The class groaned. But there was one kid in the room who could hardly contain his excitement. One kid who looked forward to this exercise in class almost as much as recess.
“Copy the words and then I want you to use them in a paragraph.”
The kid was me. And now I squirmed. I couldn’t wait to use the words in sentences. I was like a kid in a word-candy store.
“And Chris, don’t use them all in one sentence.”
Rats. She was on to me. I used most of the words in the first two sentences because a lot of them were throw-aways. Not as interesting. Then, I would use the rest to complete a story, some kind of rambling, child-induced, Swiss-Family-Robinson-knock-off of a paragraph that left me in stitches.
I did well at spelling because I could see the words. There was something inside that put them together. My friends had other abilities. Drawing. Math. Paste-eating. (I tried but 1967 was a bad year for paste and it turned me against Elmer’s.)
When I made it to high school and took typing, Ted Bias and I sat together, which was a big mistake for Ted because we laughed our way through asdf jkl;. The lazy brown dog jumps over whatever it wants to. When the teacher told us, “Type whatever you want to,” Ted and I looked at each other and the fingers flew. Monty Python quotes. Limmericks. Rhymes.
When she looked at our papers she never gave us the opportunity to write whatever we wanted again. She deemed it, “silly.”
When I was in Junior High, a teacher looked at some of my poems and stories and scowled. “Who are you trying to be, Dr. Seuss?”

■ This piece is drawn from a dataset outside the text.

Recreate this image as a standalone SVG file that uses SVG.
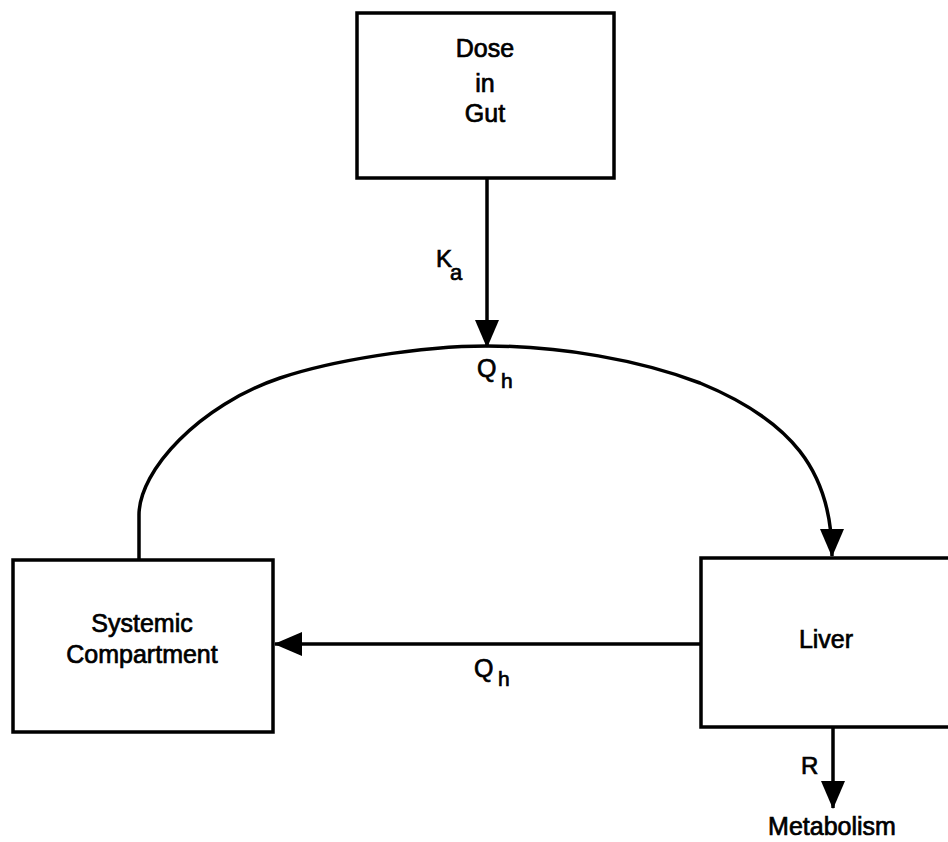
<svg xmlns="http://www.w3.org/2000/svg" width="948" height="842" viewBox="0 0 948 842">
  <style>
    .box { fill: none; stroke: #000; stroke-width: 3.5; }
    .line { fill: none; stroke: #000; stroke-width: 3.5; }
    .t { font-family: "Liberation Sans", Arial, sans-serif; font-size: 25px; fill: #000; stroke: #000; stroke-width: 0.7; text-anchor: middle; }
    .s { font-family: "Liberation Sans", Arial, sans-serif; fill: #000; stroke: #000; stroke-width: 0.7; }
  </style>
  <defs>
    <marker id="ah" markerUnits="userSpaceOnUse" markerWidth="28" markerHeight="24" refX="27" refY="12" orient="auto">
      <path d="M0,0 L28,12 L0,24 Z" fill="#000"/>
    </marker>
  </defs>
  <rect width="948" height="842" fill="#fff"/>

  <g id="gut">
    <rect class="box" x="357" y="13" width="257" height="165"/>
    <text class="t" x="485" y="57">Dose</text>
    <text class="t" x="485" y="92">in</text>
    <text class="t" x="485" y="122">Gut</text>
  </g>

  <g id="systemic">
    <rect class="box" x="13" y="560" width="260" height="172"/>
    <text class="t" x="142" y="632">Systemic</text>
    <text class="t" x="142" y="663">Compartment</text>
  </g>

  <g id="liver">
    <rect class="box" x="701" y="558" width="270" height="169"/>
    <text class="t" x="826" y="648">Liver</text>
  </g>

  <g id="metabolism">
    <text class="t" x="832" y="835">Metabolism</text>
  </g>

  <g id="connectors">
    <line class="line" x1="487" y1="178" x2="487" y2="347" marker-end="url(#ah)"/>
    <path class="line" d="M139,560 V515 C139,470 200,405 280,378 C330,361 420,346 487,346 C560,346 640,360 700,383 C790,420 832,470 832,556" marker-end="url(#ah)"/>
    <line class="line" x1="701" y1="644" x2="275" y2="644" marker-end="url(#ah)"/>
    <line class="line" x1="833" y1="727" x2="833" y2="808" marker-end="url(#ah)"/>
    <text class="s" x="436" y="267" font-size="24">K</text>
    <text class="s" x="450" y="280" font-size="22">a</text>
    <text class="s" x="477" y="377" font-size="25">Q</text>
    <text class="s" x="501" y="388" font-size="21">h</text>
    <text class="s" x="474" y="677" font-size="25">Q</text>
    <text class="s" x="498" y="686" font-size="21">h</text>
    <text class="s" x="801" y="774" font-size="24">R</text>
  </g>
</svg>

Her words were an IED to my heart. She didn’t mean to shoot me down, but sometimes it doesn’t matter what you mean. What you say is enough.
So I learned punctuation and grammar. I wrote the inverted pyramid. Journalism. Structure and details and facts and getting it right. One spelling error was a letter grade.
Then, somewhere in my late 20s or 30s, something clicked. I looked at a blank page and knew something was missing. Not just words: my words. The words I’d stored up for years, the ones hanging around back there in fourth grade that I’d had so much fun writing.
Today I give you a new word. It’s a name. Treha. She’s part of a story I wrote about a girl yearning and longing to make sense of life. She has a gift. She has a story. It’s built by words just hanging around not doing anything until they met the empty pages.
I’ve tried not to use them all in one sentence.